▸ **Direction**
Without the pictures, extract every line from the start of the material to the line containing "xa.axis_label_standoff = 3", both ends included.

┄┄┄┄┄┄┄┄┄┄

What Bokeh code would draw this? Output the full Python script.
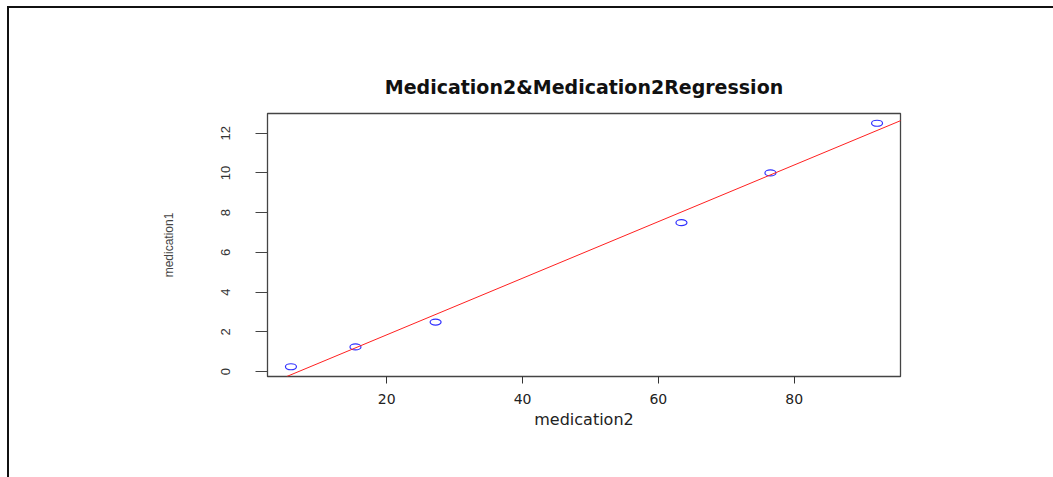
import numpy as np
from bokeh.plotting import figure
from bokeh.models import Range1d, FixedTicker, Slope
from bokeh.embed import file_html
from bokeh.resources import INLINE

# observations
medication2 = [5.9, 15.4, 27.2, 63.4, 76.5, 92.2]
medication1 = [0.25, 1.25, 2.5, 7.5, 10.0, 12.5]

x_ticks = [20, 40, 60, 80]
y_ticks = [0, 2, 4, 6, 8, 10, 12]

title_text = "Medication2&Medication2Regression"
x_label = "medication2"
y_label = "medication1"

# least-squares fit of medication1 on medication2
slope, intercept = np.polyfit(medication2, medication1, 1)

def padded(vals, frac=0.04):
    lo, hi = min(vals), max(vals)
    d = (hi - lo) * frac
    return lo - d, hi + d

x0, x1 = padded(medication2)
y0, y1 = padded(medication1)

p = figure(
    frame_width=633, frame_height=263,
    min_border_left=258, min_border_top=105,
    min_border_right=153, min_border_bottom=101,
    x_range=Range1d(x0, x1), y_range=Range1d(y0, y1),
    output_backend="svg", toolbar_location=None,
    background_fill_color="white", border_fill_color="white",
)
p.margin = (6, 0, 0, 7)
p.styles = {"border-top": "2px solid #111", "border-left": "2px solid #111"}

p.grid.visible = False
p.outline_line_color = "#444"
p.outline_line_width = 1.3

p.title.text = title_text
p.title.align = "center"
p.title.text_font = "DejaVu Sans"
p.title.text_font_style = "bold"
p.title.text_font_size = "19px"
p.title.text_color = "#111"
p.title.standoff = 31

# x axis
xa = p.xaxis[0]
xa.ticker = FixedTicker(ticks=x_ticks)
xa.minor_tick_line_color = None
xa.major_tick_in = 0
xa.major_tick_out = 7
xa.major_tick_line_color = "#333"
xa.axis_line_color = "#444"
xa.major_label_standoff = 10
xa.major_label_text_font = "DejaVu Sans"
xa.major_label_text_font_size = "14px"
xa.major_label_text_color = "#222"
xa.axis_label = x_label
xa.axis_label_text_font = "DejaVu Sans"
xa.axis_label_text_font_style = "normal"
xa.axis_label_text_font_size = "16px"
xa.axis_label_text_color = "#222"
xa.axis_label_standoff = 3

# y axis
ya = p.yaxis[0]
ya.ticker = FixedTicker(ticks=y_ticks)
ya.minor_tick_line_color = None
ya.major_tick_in = 0
ya.major_tick_out = 12
ya.major_tick_line_color = "#444"
ya.axis_line_color = "#444"
ya.major_label_orientation = "vertical"
ya.major_label_standoff = 25
ya.major_label_text_font = "Liberation Sans"
ya.major_label_text_font_size = "13px"
ya.major_label_text_color = "#333"
ya.axis_label = y_label
ya.axis_label_text_font = "Liberation Sans"
ya.axis_label_text_font_style = "normal"
ya.axis_label_text_font_size = "12px"
ya.axis_label_text_color = "#444"
ya.axis_label_standoff = 43

# regression line across the plotting region
p.add_layout(Slope(gradient=slope, y_intercept=intercept,
                   line_color="#ff2020", line_width=1))

# data points as open circles
p.ellipse(x=medication2, y=medication1, width=11, height=6,
          width_units="screen", height_units="screen",
          fill_color=None, line_color="#3030ff", line_width=1.2)

open("out.html", "w").write(file_html(p, INLINE))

┄┄┄┄┄┄┄┄┄┄

▸ **Answer in full**
What Bokeh code would draw this? Output the full Python script.
import numpy as np
from bokeh.plotting import figure
from bokeh.models import Range1d, FixedTicker, Slope
from bokeh.embed import file_html
from bokeh.resources import INLINE

# observations
medication2 = [5.9, 15.4, 27.2, 63.4, 76.5, 92.2]
medication1 = [0.25, 1.25, 2.5, 7.5, 10.0, 12.5]

x_ticks = [20, 40, 60, 80]
y_ticks = [0, 2, 4, 6, 8, 10, 12]

title_text = "Medication2&Medication2Regression"
x_label = "medication2"
y_label = "medication1"

# least-squares fit of medication1 on medication2
slope, intercept = np.polyfit(medication2, medication1, 1)

def padded(vals, frac=0.04):
    lo, hi = min(vals), max(vals)
    d = (hi - lo) * frac
    return lo - d, hi + d

x0, x1 = padded(medication2)
y0, y1 = padded(medication1)

p = figure(
    frame_width=633, frame_height=263,
    min_border_left=258, min_border_top=105,
    min_border_right=153, min_border_bottom=101,
    x_range=Range1d(x0, x1), y_range=Range1d(y0, y1),
    output_backend="svg", toolbar_location=None,
    background_fill_color="white", border_fill_color="white",
)
p.margin = (6, 0, 0, 7)
p.styles = {"border-top": "2px solid #111", "border-left": "2px solid #111"}

p.grid.visible = False
p.outline_line_color = "#444"
p.outline_line_width = 1.3

p.title.text = title_text
p.title.align = "center"
p.title.text_font = "DejaVu Sans"
p.title.text_font_style = "bold"
p.title.text_font_size = "19px"
p.title.text_color = "#111"
p.title.standoff = 31

# x axis
xa = p.xaxis[0]
xa.ticker = FixedTicker(ticks=x_ticks)
xa.minor_tick_line_color = None
xa.major_tick_in = 0
xa.major_tick_out = 7
xa.major_tick_line_color = "#333"
xa.axis_line_color = "#444"
xa.major_label_standoff = 10
xa.major_label_text_font = "DejaVu Sans"
xa.major_label_text_font_size = "14px"
xa.major_label_text_color = "#222"
xa.axis_label = x_label
xa.axis_label_text_font = "DejaVu Sans"
xa.axis_label_text_font_style = "normal"
xa.axis_label_text_font_size = "16px"
xa.axis_label_text_color = "#222"
xa.axis_label_standoff = 3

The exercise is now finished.